::: Data extract :::
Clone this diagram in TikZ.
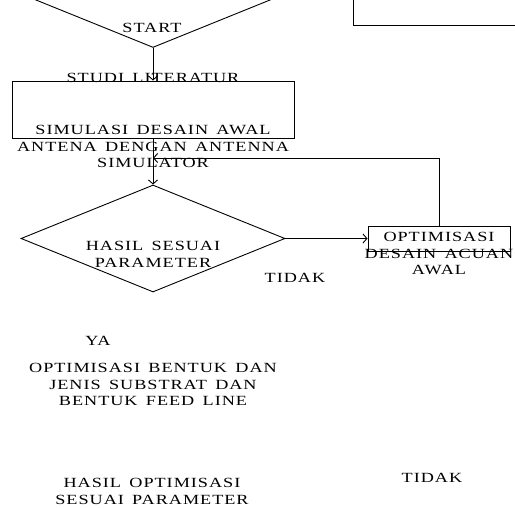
\documentclass[tikz,border=0pt]{standalone}
\usepackage{fontspec}
\setmainfont{Liberation Serif}[FakeStretch=1.3,LetterSpace=7,WordSpace=1.5]
\usetikzlibrary{arrows.meta,positioning,shapes.geometric}

\begin{document}
\begin{tikzpicture}[x=1pt,y=-1pt,line width=.9pt,>={Straight Barb[length=4pt,width=9pt]}]
  \tikzstyle{txt} = [inner sep=0,align=center,anchor=north,font=\fontsize{14}{16.5}\selectfont];
  \tikzstyle{dec} = [diamond,draw,minimum width=264pt,minimum height=107pt,inner sep=0];
  \tikzstyle{box} = [rectangle,draw,inner sep=0];
  \useasboundingbox (0,0) rectangle (515,507);
  \clip (0,0) rectangle (515,507);
  % shapes
  \node[dec] (start) at (153,-6) {};
  \node[box,minimum width=180pt,minimum height=60pt] (top) at (443,-5) {};
  \node[box,minimum width=282pt,minimum height=57pt] (sim) at (153,109.5) {};
  \node[dec] (cek) at (153,238.5) {};
  \node[box,minimum width=142pt,minimum height=25pt] (opt) at (439,238.5) {};
  \coordinate (fb) at (153,158);
  % texts
  \node[txt] (tstart) at (152,23) {START};
  \node[txt] (tlit) at (153,73) {STUDI LITERATUR};
  \node[txt] (tsim) at (153,125) {SIMULASI DESAIN AWAL\\ANTENA DENGAN ANTENNA\\SIMULATOR};
  \node[txt] (tcek) at (153,241) {HASIL SESUAI\\PARAMETER};
  \node[txt] (topt) at (439,232) {OPTIMISASI\\DESAIN ACUAN\\AWAL};
  \node[txt] (tidak) at (295,273) {TIDAK};
  \node[txt] (ya) at (98,336) {YA};
  \node[txt] (tbentuk) at (153,363) {OPTIMISASI BENTUK DAN\\JENIS SUBSTRAT DAN\\BENTUK FEED LINE};
  \node[txt] (thasil) at (152,478) {HASIL OPTIMISASI\\SESUAI PARAMETER};
  \node[txt] (tidakb) at (432,473) {TIDAK};
  % connectors
  \draw[->] (start.south) -- (sim.north);
  \draw[->] (sim.south) -- (cek.north);
  \draw[->] (cek.east) -- (opt.west);
  \draw[->] (opt.north) |- (fb);
\end{tikzpicture}
\end{document}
:::
- [What to produce]: Except for the pictures, copy the material above exactly.

- [Solution for this problem]:
Clone this diagram in TikZ.
\documentclass[tikz,border=0pt]{standalone}
\usepackage{fontspec}
\setmainfont{Liberation Serif}[FakeStretch=1.3,LetterSpace=7,WordSpace=1.5]
\usetikzlibrary{arrows.meta,positioning,shapes.geometric}

\begin{document}
\begin{tikzpicture}[x=1pt,y=-1pt,line width=.9pt,>={Straight Barb[length=4pt,width=9pt]}]
  \tikzstyle{txt} = [inner sep=0,align=center,anchor=north,font=\fontsize{14}{16.5}\selectfont];
  \tikzstyle{dec} = [diamond,draw,minimum width=264pt,minimum height=107pt,inner sep=0];
  \tikzstyle{box} = [rectangle,draw,inner sep=0];
  \useasboundingbox (0,0) rectangle (515,507);
  \clip (0,0) rectangle (515,507);
  % shapes
  \node[dec] (start) at (153,-6) {};
  \node[box,minimum width=180pt,minimum height=60pt] (top) at (443,-5) {};
  \node[box,minimum width=282pt,minimum height=57pt] (sim) at (153,109.5) {};
  \node[dec] (cek) at (153,238.5) {};
  \node[box,minimum width=142pt,minimum height=25pt] (opt) at (439,238.5) {};
  \coordinate (fb) at (153,158);
  % texts
  \node[txt] (tstart) at (152,23) {START};
  \node[txt] (tlit) at (153,73) {STUDI LITERATUR};
  \node[txt] (tsim) at (153,125) {SIMULASI DESAIN AWAL\\ANTENA DENGAN ANTENNA\\SIMULATOR};
  \node[txt] (tcek) at (153,241) {HASIL SESUAI\\PARAMETER};
  \node[txt] (topt) at (439,232) {OPTIMISASI\\DESAIN ACUAN\\AWAL};
  \node[txt] (tidak) at (295,273) {TIDAK};
  \node[txt] (ya) at (98,336) {YA};
  \node[txt] (tbentuk) at (153,363) {OPTIMISASI BENTUK DAN\\JENIS SUBSTRAT DAN\\BENTUK FEED LINE};
  \node[txt] (thasil) at (152,478) {HASIL OPTIMISASI\\SESUAI PARAMETER};
  \node[txt] (tidakb) at (432,473) {TIDAK};
  % connectors
  \draw[->] (start.south) -- (sim.north);
  \draw[->] (sim.south) -- (cek.north);
  \draw[->] (cek.east) -- (opt.west);
  \draw[->] (opt.north) |- (fb);
\end{tikzpicture}
\end{document}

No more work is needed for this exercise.